Intro to CS: Lecture 16 - Recursion on Non-Numerics


Topics: Recursion: Fibonacci, Fibonacci with a dict, recursion on non-numerics, recursion on lists, Towers of Hanoi (extra)

We start by reviewing fibonacci and tracing through the function call graph. Recursion in general is review for me, I still think this lecture is good for me to digest.

After doing another recursion example of basketball scores, we apply the idea of recursion to lists. The first example is sum all elements in a list.

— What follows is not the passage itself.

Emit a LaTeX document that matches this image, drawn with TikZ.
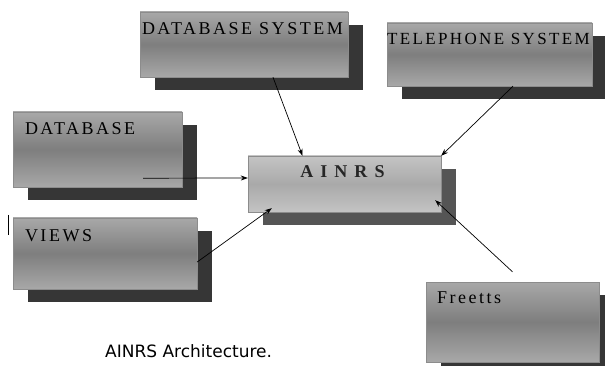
\documentclass[tikz,border=0pt]{standalone}
\usepackage{fontspec}
\usepackage{tikz}
\usetikzlibrary{shadows,arrows.meta}

\newfontfamily\boxfont[LetterSpace=14]{Liberation Serif}
\newfontfamily\capfont{DejaVu Sans}

\definecolor{boxlight}{HTML}{A8A8A8}
\definecolor{boxdark}{HTML}{7E7E7E}
\definecolor{boxedge}{HTML}{8C8C8C}
\definecolor{boxshadow}{HTML}{363636}
\definecolor{corelight}{HTML}{C4C4C4}
\definecolor{coredark}{HTML}{A9A9A9}
\definecolor{coreshadow}{HTML}{555555}

\begin{document}
\begin{tikzpicture}[x=1pt,y=-1pt,
        module/.style = {draw=boxedge,
        top color=boxlight, bottom color=boxlight, middle color=boxdark,
        drop shadow={shadow xshift=15pt, shadow yshift=-13pt,
            fill=boxshadow, opacity=1},
        inner sep=0pt},
        core/.style = {draw=boxedge,
        top color=corelight, bottom color=corelight, middle color=coredark,
        drop shadow={shadow xshift=15pt, shadow yshift=-13pt,
            fill=coreshadow, opacity=1},
        inner sep=0pt},
        title/.style = {anchor=north west, inner sep=0pt,
        font=\boxfont\fontsize{18}{18}\selectfont},
        link/.style = {-{Stealth[length=7pt,width=5pt]}, line width=0.7pt}]

        \useasboundingbox (0,0) rectangle (605,366);

        % Database system
        \node [module, minimum width=208pt, minimum height=65pt] (dbs) at (244,44.5) {};
        \node [title] (dbs-t) at ([shift={(2pt,-11pt)}]dbs.north west) {DATABASE SYSTEM};

        % Telephone system
        \node [module, minimum width=205pt, minimum height=63pt] (tel) at (489.5,54.5) {};
        \node [title, font=\boxfont\fontsize{17}{17}\selectfont]
            (tel-t) at ([shift={(0pt,-10pt)}]tel.north west) {TELEPHONE SYSTEM};

        % Database
        \node [module, minimum width=169pt, minimum height=75pt] (db) at (97.5,149.5) {};
        \node [title] (db-t) at ([shift={(12pt,-11pt)}]db.north west) {DATABASE};

        % Views
        \node [module, minimum width=184pt, minimum height=71pt] (views) at (105,253.5) {};
        \node [title] (views-t) at ([shift={(12pt,-12pt)}]views.north west) {VIEWS};

        % AINRS
        \node [core, minimum width=193pt, minimum height=56pt] (ainrs) at (344.5,184) {};
        \node [title, anchor=north, font=\boxfont\bfseries\fontsize{18}{18}\selectfont,
            text=black!85] (ainrs-t) at ([shift={(-2pt,-10pt)}]ainrs.north) {A I N R S};

        % Freetts
        \node [module, minimum width=173pt, minimum height=80pt] (freetts) at (512.5,322) {};
        \node [title] (freetts-t) at ([shift={(11pt,-10pt)}]freetts.north west) {Freetts};

        % stray mark
        \draw [line width=1pt] (8,215) -- (8,235);

        % Links into AINRS
        \draw [link] ([xshift=29pt]dbs.south) -- ([xshift=-42pt]ainrs.north);
        \draw [link] ([xshift=23.5pt]tel.south) -- (ainrs.north east);
        \draw [link] ([shift={(45.5pt,9pt)}]db.south) -- ([yshift=6pt]ainrs.west);
        \draw [link] ([yshift=-8.5pt]views.east) -- ([shift={(24pt,4pt)}]ainrs.south west);
        \draw [link] ([yshift=10pt]freetts.north) -- ([shift={(-6pt,12pt)}]ainrs.south east);

        % Caption
        \node [anchor=base west, inner sep=0pt, font=\capfont\fontsize{17}{17}\selectfont]
            (caption) at (105,357) {AINRS Architecture.};

\end{tikzpicture}
\end{document}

The idea is similar to how we would sum elements in a list in the Systematic Program Design course. The instructor states that we need to trust that the recursive calls do the right thing. The instructor from SPD says the same thing ! Trust the natural recursion.

Why use recursion? Some problems are very difficult to solve with iteration.

Intuition for when to use recursion:

  • In the list examples so far, we knew how many levels we needed to iterate
    • Either look at elements directly or one level down
  • But lists can have elements that are lists, which can in turn have elements that are lists, which can in turn have elements that are lists, etc.
  • How can we use iteration to do these checks? It’s hard

Problems that are naturally recursive:

  • A file system
  • Order of operations in a calculator

I like the example they gave of reverse a list of elements, all sub-elements get reversed too, leaving the code here for reference:

def deep_rev(L):
    if L == []:
        Return []
    elif type(L[0]) != list:
        Return deep_rev(L[1:]) + [L[0]]
    else:
        Return deep_rev(L[1:]) + [deep_rev(L[0])]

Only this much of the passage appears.